HE Funding in limbo

By Max Delany

HE Funding in limbo

STUDENTS MAY FACE top-up fees of up to £3,000 a year under government proposals to be announced next week.

In the long-awaited white paper on higher education funding, ministers look set to announce plans for top-up fees to be paid back after graduation.

The amount, which will be set by individual universities and will vary according to the degree course, is likely to be repaid through monthly debits from salaries.

The Education Secretary, Charles Clarke, stated: "What you pay will depend on what you earn, so that if you're doing a very low-paid job you won't have to pay a very substantial amount, but if you get a lot more in pay-you will pay much more."

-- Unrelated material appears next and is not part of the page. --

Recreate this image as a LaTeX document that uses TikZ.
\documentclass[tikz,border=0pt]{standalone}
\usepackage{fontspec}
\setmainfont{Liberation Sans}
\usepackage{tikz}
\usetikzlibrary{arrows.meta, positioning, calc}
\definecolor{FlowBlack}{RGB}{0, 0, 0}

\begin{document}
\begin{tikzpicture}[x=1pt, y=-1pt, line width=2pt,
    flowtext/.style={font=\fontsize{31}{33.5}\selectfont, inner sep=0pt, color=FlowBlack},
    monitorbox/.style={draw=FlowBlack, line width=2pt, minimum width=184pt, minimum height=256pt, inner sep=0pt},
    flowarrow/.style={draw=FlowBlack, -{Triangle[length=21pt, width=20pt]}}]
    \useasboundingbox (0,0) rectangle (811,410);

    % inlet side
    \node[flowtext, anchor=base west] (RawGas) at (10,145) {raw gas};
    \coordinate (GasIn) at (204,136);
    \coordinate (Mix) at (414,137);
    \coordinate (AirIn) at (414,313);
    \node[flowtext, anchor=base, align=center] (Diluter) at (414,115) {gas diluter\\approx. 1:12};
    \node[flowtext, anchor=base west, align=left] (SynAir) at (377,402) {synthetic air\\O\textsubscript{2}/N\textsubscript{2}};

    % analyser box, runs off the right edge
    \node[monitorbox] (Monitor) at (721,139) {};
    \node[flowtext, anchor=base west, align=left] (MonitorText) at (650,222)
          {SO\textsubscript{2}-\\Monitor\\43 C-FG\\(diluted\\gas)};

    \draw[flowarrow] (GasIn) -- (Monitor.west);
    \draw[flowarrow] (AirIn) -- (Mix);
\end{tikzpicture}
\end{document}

In deferring these payments until after graduation the government hopes to stem criticism from both those who think that top-up fees will deter poorer students and from those of middle England who would have to stump up the extra cash.

In a further move to quell dissent from Labour backbenchers the maintenance grant, previously abolished by the Blair government, may be revived.

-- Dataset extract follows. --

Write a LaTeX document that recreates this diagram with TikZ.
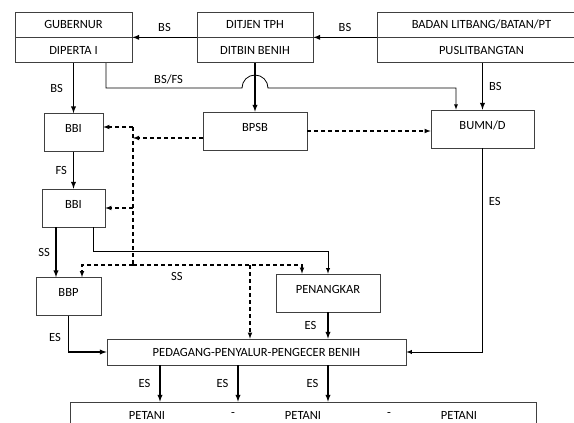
\documentclass[tikz,border=0pt]{standalone}
\usepackage{fontspec}
\setmainfont{Carlito}
\usetikzlibrary{arrows, positioning, calc}

\begin{document}
\begin{tikzpicture}[x=1pt, y=-1pt,
    box/.style={rectangle, draw=black!75, line width=0.7pt, text centered, inner sep=0pt, font=\fontsize{12.5}{14}\selectfont},
    half/.style={box, minimum height=25pt},
    tall/.style={box, minimum height=38pt, text depth=8pt},
    arrow/.style={-latex, line width=1.3pt},
    dasharrow/.style={-latex, line width=1.1pt, dash pattern=on 4pt off 3pt},
    lbl/.style={font=\fontsize{12.5}{14}\selectfont, inner sep=2pt}
]
    \useasboundingbox (0,0) rectangle (574,423);

    % top row
    \node [half, minimum width=117pt] (gub) at (73.5,24.5) {GUBERNUR};
    \node [half, minimum width=117pt, below=0pt of gub] (dip) {DIPERTA I};
    \node [half, minimum width=116pt] (ditjen) at (255,24.5) {DITJEN TPH};
    \node [half, minimum width=116pt, below=0pt of ditjen] (ditbin) {DITBIN BENIH};
    \node [half, minimum width=209pt] (badan) at (481.5,24.5) {BADAN LITBANG/BATAN/PT};
    \node [half, minimum width=209pt, below=0pt of badan] (pusl) {PUSLITBANGTAN};

    % middle
    \node [tall, minimum width=59pt] (bbi1) at (73.5,132.5) {BBI};
    \node [tall, minimum width=104pt] (bpsb) at (255,131) {BPSB};
    \node [tall, minimum width=103pt] (bumn) at (482.5,129) {BUMN/D};
    \node [tall, minimum width=63pt] (bbi2) at (73.5,208) {BBI};
    \node [tall, minimum width=65pt] (bbp) at (68.5,296.5) {BBP};
    \node [tall, minimum width=104pt] (pen) at (328,293) {PENANGKAR};

    % bottom
    \node [box, minimum width=299pt, minimum height=26pt] (ped) at (256.5,352) {PEDAGANG-PENYALUR-PENGECER BENIH};
    \node [box, minimum width=466pt, minimum height=40pt] (pet) at (303,422) {};
    \node [lbl] (pet1) at (147,415) {PETANI};
    \node [lbl] (sep1) at (233,415) {-};
    \node [lbl] (pet2) at (303,415) {PETANI};
    \node [lbl] (sep2) at (389,415) {-};
    \node [lbl] (pet3) at (459,415) {PETANI};

    \coordinate (hop) at (255,88);
    \coordinate (ttop) at (133,127);
    \coordinate (tbot) at (133,265);
    \coordinate (drop) at (250,265);
    \coordinate (bpsbin) at ([yshift=-7pt]bpsb.west);
    \coordinate (ssout) at ([xshift=-17.5pt]bbi2.south);
    \coordinate (c1) at (160,0);
    \coordinate (c2) at (238,0);
    \coordinate (c3) at (328,0);

    % solid flows
    \draw [arrow] (badan.south west) -- (ditbin.north east) node[lbl, midway, above=3pt] {BS};
    \draw [arrow] (ditjen.south west) -- (gub.south east) node[lbl, midway, above=3pt] {BS};
    \draw [arrow] (dip) -- (bbi1) node[lbl, midway, left=8pt] {BS};
    \draw [arrow, line width=0.8pt] ([xshift=32.5pt]dip.south) |- node[lbl, pos=0.73, above=2pt] {BS/FS} ([xshift=-13pt]hop)
        arc[start angle=180, end angle=0, radius=13pt] -| ([xshift=-26.5pt]bumn.north);
    \draw [arrow] (pusl.south -| bumn.north) -- (bumn.north) node[lbl, midway, right=4pt] {BS};
    \draw [arrow] (ditbin) -- (bpsb);
    \draw [arrow] (bbi1) -- (bbi2) node[lbl, midway, left=4pt] {FS};
    \draw [arrow] (ssout) -- (ssout |- bbp.north) node[lbl, midway, left=3.5pt] {SS};
    \draw [arrow, line width=0.9pt] ([xshift=19.5pt]bbi2.south) -- ++(0,24) -| (pen.north);
    \draw [arrow] (bbp.south) |- node[lbl, pos=0.3, left=5pt] {ES} (ped.west);
    \draw [arrow] (pen.south) -- (pen.south |- ped.north) node[lbl, midway, left=9pt] {ES};
    \draw [arrow, line width=0.9pt] (bumn.south) |- node[lbl, pos=0.13, right=4pt] {ES} (ped.east);
    \draw [arrow] (ped.south -| c1) -- (pet.north -| c1) node[lbl, midway, left=7pt] {ES};
    \draw [arrow] (ped.south -| c2) -- (pet.north -| c2) node[lbl, midway, left=7pt] {ES};
    \draw [arrow] (ped.south -| c3) -- (pet.north -| c3) node[lbl, midway, left=7pt] {ES};

    % dashed control lines
    \draw [dasharrow] (bpsb.east) -- (bpsb.east -| bumn.west);
    \draw [dasharrow, -] (ttop) -- (tbot);
    \draw [dasharrow] (bpsbin) -- (bpsbin -| ttop);
    \draw [dasharrow] (ttop) -- (ttop -| bbi1.east);
    \draw [dasharrow] (ttop |- bbi2.east) -- (bbi2.east);
    \draw [dasharrow] (tbot) -| ([xshift=13.5pt]bbp.north);
    \draw [dasharrow] (tbot) -| node[lbl, pos=0.13, below=5pt] {SS} ([xshift=-26pt]pen.north);
    \draw [dasharrow] (drop) -- (drop |- ped.north);
\end{tikzpicture}
\end{document}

l Will Straw has expressed anger at alleged 'misrepresentation' of his views on a graduate tax in an article on BBC online.

In a letter to the Vice Chancellor, Straw and President-Elect Helena Puig Larrauri, forgetting that she was no longer co-chair of Finance and Funding Campaign at that time, stated that: "A graduate tax is therefore a much more suitable way to ask for an individual contribution as it is based on earnings and not potential earnings or parent's means". This was taken by the BBC to imply that Straw was in favour of a graduate tax, despite the fact that official OUSU policy supports completely free education.

Straw defended the apparent contradiction by pointing out that the last line of the letter stated: "Nonetheless we believe on a point of principle that the state should solely fund Higher Education as part of the welfare state through progressive taxation."